_WRITTEN TASK_
Don't include pictures. Quote the lines below from the first through the line that contains "import pandas as pd".

_SOURCE DATA_
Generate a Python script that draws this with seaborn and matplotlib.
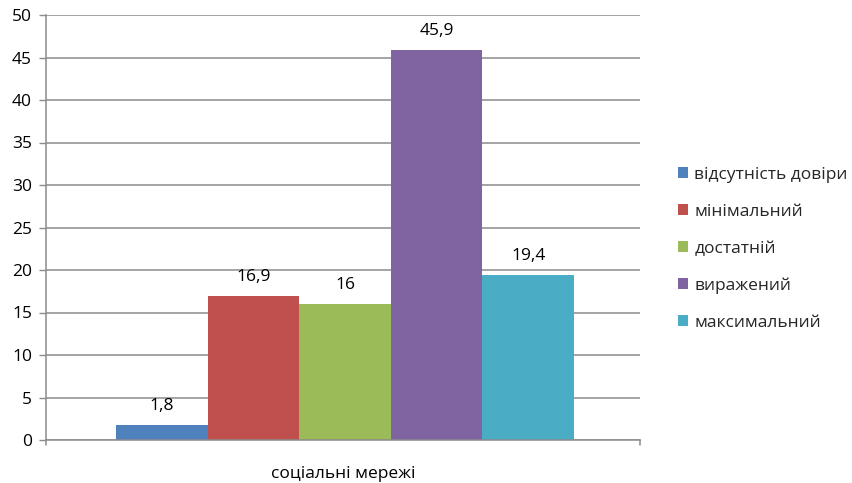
import matplotlib
matplotlib.use("Agg")
import matplotlib.pyplot as plt
import seaborn as sns
import pandas as pd

category = ["соціальні мережі"]
series = ["відсутність довіри", "мінімальний", "достатній", "виражений", "максимальний"]
values = [1.8, 16.9, 16, 45.9, 19.4]
colors = ["#4F81BD", "#C0504D", "#9BBB59", "#8064A2", "#4BACC6"]
yticks = list(range(0, 55, 5))

df = pd.DataFrame({"cat": category * len(series), "series": series, "value": values})

sns.set_theme(style="white")
plt.rcParams["font.family"] = ["Open Sans", "DejaVu Sans"]

FS = 12.5

fig = plt.figure(figsize=(8.53, 4.83), dpi=100)
ax = fig.add_axes([46 / 853, 1 - 440 / 483, (640 - 46) / 853, (440 - 15) / 483])

sns.barplot(data=df, x="cat", y="value", hue="series", hue_order=series,
            palette=colors, width=0.771, saturation=1, ax=ax, legend=True,
            edgecolor="none", linewidth=0)

# shift the cluster slightly right of the category centre
for cont in ax.containers:
    for p in cont.patches:
        p.set_x(p.get_x() + 0.0035)

for cont, v in zip(ax.containers, values):
    lbl = f"{v:g}".replace(".", ",")
    ax.bar_label(cont, labels=[lbl], padding=8, fontsize=FS, color="#000000")

ax.set_xlim(-0.5, 0.5)
ax.set_ylim(0, 50)
ax.set_yticks(yticks)
ax.set_yticklabels([str(t) for t in yticks], fontsize=FS, color="#000000")
ax.yaxis.grid(True, color="#8C8C8C", linewidth=1.1)
ax.set_axisbelow(True)
ax.set_xlabel("")
ax.set_ylabel("")
ax.tick_params(axis="x", labelsize=FS, colors="#000000", length=0, pad=19)
ax.tick_params(axis="y", length=5, width=1, color="#8C8C8C", left=True, pad=5)

for side in ["top", "right"]:
    ax.spines[side].set_visible(False)
for side in ["left", "bottom"]:
    ax.spines[side].set_color("#8C8C8C")
    ax.spines[side].set_linewidth(1.1)

# small category boundary ticks below the x axis
for xb in (-0.5, 0.5):
    ax.plot([xb, xb], [0, -0.6], color="#8C8C8C", lw=1.1, clip_on=False)

leg = ax.legend(loc="center left", bbox_to_anchor=(671 / 853, 1 - 249 / 483),
                bbox_transform=fig.transFigure, frameon=False, fontsize=FS,
                handlelength=0.6, handleheight=0.6, handletextpad=0.35,
                labelspacing=1.2, borderaxespad=0)

fig.savefig("out.png", dpi=100, facecolor="white")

_EXERCISE SOLUTION_
Generate a Python script that draws this with seaborn and matplotlib.
import matplotlib
matplotlib.use("Agg")
import matplotlib.pyplot as plt
import seaborn as sns
import pandas as pd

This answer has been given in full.